En 1980 la American Association of Community Theatre reconoció e incorporó a unos 1.800 departamentos de drama de universidades de los Estados Unidos.
Todos estos departamentos de drama tienen su propio Teatro de Repertorio; algunos tan bien equipados como los de Broadway.
En estos teatros de repertorio intervienen no sólo estudiantes de la universidad local, sino también actores profesionales.
Los departamentos de drama de las universidades americanas almacenan sus producciones escénicas, que se registran y archivan en la biblioteca de la universidad y en la Biblioteca del Congreso de la Nación.
A realidades similares aspiraba el Teatro Universitario de Buenos Aires cuando desde sus inciertos inicios en 1974 concibió la idea de convertirse en un TEATRO DE REPERTORIO. E hizo todos los esfuerzos posibles para lograrlo. Y lo logró.
Cuando al comienzo de su segunda temporada (1976) fue invitado a presentarse en el Teatro Nacional Cervantes, YA ERA un Teatro de Repertorio e hizo lo que sólo las compañías extranjeras, hasta entonces, habían hecho al llegar al Cervantes: ofrecer un repertorio de tres comedias clásicas en alternancia.
A partir de allí sus más importantes producciones escénicas fueron almacenadas con todos sus elementos de decoración y utilería conservados celosamente para las posibles reposiciones en sucesivas temporadas.
Las puestas en escena quedaron escritas y encarpetadas, de modo tal que no fuera preciso apelar al director inicial de cada producción para reponerlas.
Si todo ese material no se hubiera perdido; no hubiera sido desaprensivamente diezmado por la propia Universidad, en los años sucesivos al cierre del TUBA en junio de 1983 y si ocurriera el milagro que hoy, en el 2010, la Universidad de Buenos Aires decidiese de una vez por todas reflotar aquel Teatro Universitario de Repertorio, alojándolo en alguna de las ampliadas dependencias del Centro Cultural Rojas, ni yo (el viejo y cansado Ariel Quiroga) ni ninguno de los que participaron en aquella época como actores, escenógrafos, iluminadores o sonidistas seríamos necesarios como para reponer (en una suerte de Ave Fénix resurgiendo de sus cenizas), una producción como la de “Stéfano”, de Discépolo (1981/1982), o “El gorro de cascabeles”, de Pirandello” (1982) o ese primer repertorio integral de tres comedias clásicas hecho en el Cervantes y en unos cuantos lugares más, por cierto: “La suegra”, de Terencio; “Los cautivos”, de Plauto y “El díscolo”, de Menandro”.

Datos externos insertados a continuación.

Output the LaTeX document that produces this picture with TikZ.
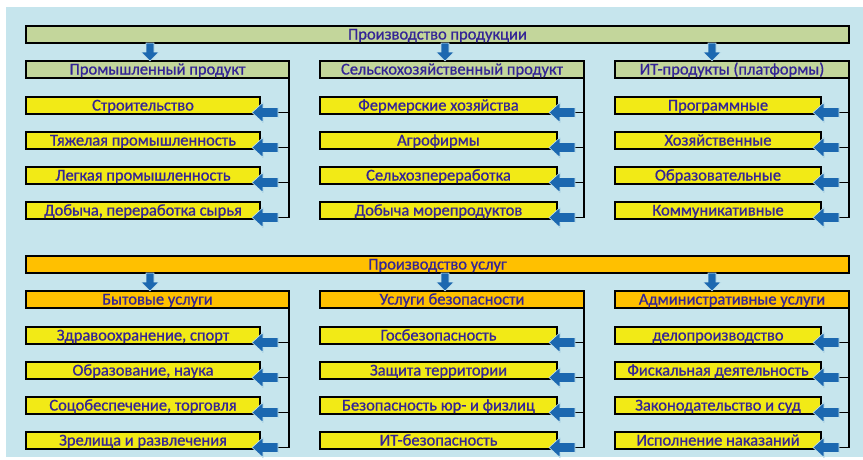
\documentclass[tikz,border=0pt]{standalone}
\usepackage{fontspec}
\setmainfont{Carlito}
\newfontfamily\boxfont{Carlito}[FakeBold=0.8]
\usetikzlibrary{calc}
\definecolor{bgblue}{RGB}{198,229,237}
\definecolor{barGreen}{RGB}{195,214,155}
\definecolor{barOrange}{RGB}{255,192,0}
\definecolor{itemYellow}{RGB}{242,234,22}
\definecolor{txtBlue}{RGB}{52,36,150}
\definecolor{arrBlue}{RGB}{28,104,176}

% box with its top-left corner at (#2,#4), right edge at #3
\newcommand\boxnode[6]{%
  \node[box, fill=#5, minimum width={#3pt-#2pt}] (#1) at (#2,#4) {#6};}
% four stacked items of one column, first top edge at #4
\newcommand\itemcol[5]{%
  \foreach \t [count=\r] in {#5} {%
    \pgfmathsetmacro\yy{#4+35*(\r-1)}
    \node[box, fill=itemYellow, minimum width={#3pt-#2pt}] (#1-\r) at (#2,\yy) {\t};
  }}
% vertical feed line on the right of a header, branches and left block arrows into the items
\newcommand\feed[2]{%
  \draw[conn] (#1.north east) -- ($(#1.east |- #2-4.south)+(0,-1.5)$);
  \foreach \r in {1,...,4} {%
    \coordinate (#2-\r-tip) at ($(#2-\r.south east)+(-8,-1.5)$);
    \draw[conn] (#2-\r-tip -| #1.east) -- (#2-\r-tip);
    \filldraw[blockarrow] (#2-\r-tip) -- ++(11,-10) -- ++(0,5) -- ++(15,0)
      -- ++(0,10) -- ++(-15,0) -- ++(0,5) -- cycle;
  }}
% down block arrow from a bar into a header, tip on the header's top edge
\newcommand\down[2]{%
  \filldraw[blockarrow] (#1 |- #2.north) -- ++(-9,-9) -- ++(5,0) -- ++(0,-9)
    -- ++(8,0) -- ++(0,9) -- ++(5,0) -- cycle;}

\begin{document}
\begin{tikzpicture}[x=1pt,y=-1pt,
  box/.style={draw=black, line width=1.7pt, anchor=north west, outer sep=0pt,
    inner xsep=0pt, inner ysep=0pt, minimum height=17pt,
    text height=12.5pt, text depth=2.5pt,
    font=\boxfont\fontsize{16.5}{17}\selectfont, text=txtBlue},
  conn/.style={draw=black, line width=1.4pt},
  blockarrow/.style={fill=arrBlue, draw=bgblue, line width=0.6pt, line join=miter}]

\useasboundingbox (0,0) rectangle (863,459);
\fill[bgblue] (6,7) rectangle (863,457);

% ---------- goods ----------
\boxnode{goods}{26}{849}{26}{barGreen}{Производство продукции}
\boxnode{g1}{26}{289}{61}{barGreen}{Промышленный продукт}
\boxnode{g2}{320}{584}{61}{barGreen}{Сельскохозяйственный продукт}
\boxnode{g3}{615}{849}{61}{barGreen}{ИТ-продукты (платформы)}

\itemcol{gi1}{26}{260}{97}{Строительство, Тяжелая промышленность, Легкая промышленность, {Добыча, переработка сырья}}
\itemcol{gi2}{320}{557}{97}{Фермерские хозяйства, Агрофирмы, Сельхозпереработка, Добыча морепродуктов}
\itemcol{gi3}{615}{821}{97}{Программные, Хозяйственные, Образовательные, Коммуникативные}

% ---------- services ----------
\boxnode{serv}{26}{849}{256}{barOrange}{Производство услуг}
\boxnode{s1}{26}{289}{291}{barOrange}{Бытовые услуги}
\boxnode{s2}{320}{584}{291}{barOrange}{Услуги безопасности}
\boxnode{s3}{615}{849}{291}{barOrange}{Административные услуги}

\itemcol{si1}{26}{260}{327}{{Здравоохранение, спорт}, {Образование, наука}, {Соцобеспечение, торговля}, Зрелища и развлечения}
\itemcol{si2}{320}{557}{327}{Госбезопасность, Защита территории, Безопасность юр- и физлиц, ИТ-безопасность}
\itemcol{si3}{615}{821}{327}{делопроизводство, Фискальная деятельность, Законодательство и суд, Исполнение наказаний}

% ---------- connectors ----------
\coordinate (ax1) at (150,0);
\coordinate (ax2) at (445,0);
\coordinate (ax3) at (712,0);

\down{ax1}{g1} \down{ax2}{g2} \down{ax3}{g3}
\down{ax1}{s1} \down{ax2}{s2} \down{ax3}{s3}

\feed{g1}{gi1} \feed{g2}{gi2} \feed{g3}{gi3}
\feed{s1}{si1} \feed{s2}{si2} \feed{s3}{si3}
\end{tikzpicture}
\end{document}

Mientrastanto, no queda otro remedio que seguir admirando lo que la American Association of Community Theatre hace en las lejanas tierras de América del Norte: auspiciar y preservar la enorme tarea anual de los centros de drama universitarios, que son los que marcan rumbos en las nuevas formas de concreción del hecho escénico.